Last year we highlighted a paper that touched on some of the ways crystal structures can mislead, and a theme of FBLD 2009 was how dubious data can derail modeling efforts. Now, Jens Erik Nielsen and colleagues at University College Dublin add to the discussion by showing how the crystal lattice can potentially distort protein-ligand interactions. Their paper in J. Med. Chem. provides an analysis of the prevalence of two common structural artifacts, plus a practical tool for detecting them.
The first problem the authors consider is that some ligands make “crystal contacts.” Because a crystal is made up of a three-dimensional lattice of proteins packed together, a ligand bound near the surface of one protein may be in close contact with another protein in the crystal (a nonbiological “symmetry mate”); this contact occurs only in the context of a crystal and could distort how the ligand binds to its (true) partner protein.
The second, related problem is that water molecules that appear in the crystal structure can form bridges between a ligand and its nonbiological symmetry mate.
The authors examined a set of 1300 protein-ligand crystal structures with noncovalently bound ligands and experimentally measured binding affinities (PDBbind Database). Of these, 36% of ligands showed crystal contacts, and a similar number (37%) had crystal-related water bridges.
This doesn’t mean that all of these structures are misleading: the researchers note that “it is entirely possible that crystal contacts in some cases do not perturb the geometry of a protein-ligand complex whatsoever.” However, removing these structures before running docking experiments did improve the results.

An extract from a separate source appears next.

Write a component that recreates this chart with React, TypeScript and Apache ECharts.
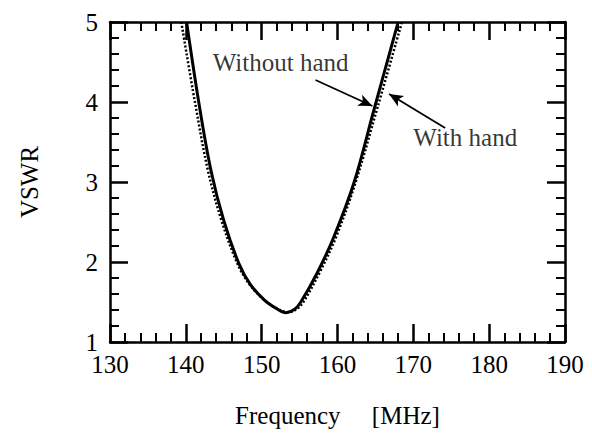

The tricky thing about these structural artifacts is that they are often invisible, even when suspected. Most non-crystallographers focus on just on a single protein-ligand complex and don’t consider the crystal lattice when examining a crystal structure. Happily, Nielsen and colleagues have constructed a simple online tool (LIGCRYST) that can evaluate structures from the pdb to search for these types of problems. Although I’m not a crystallographer, I found it quite easy to use.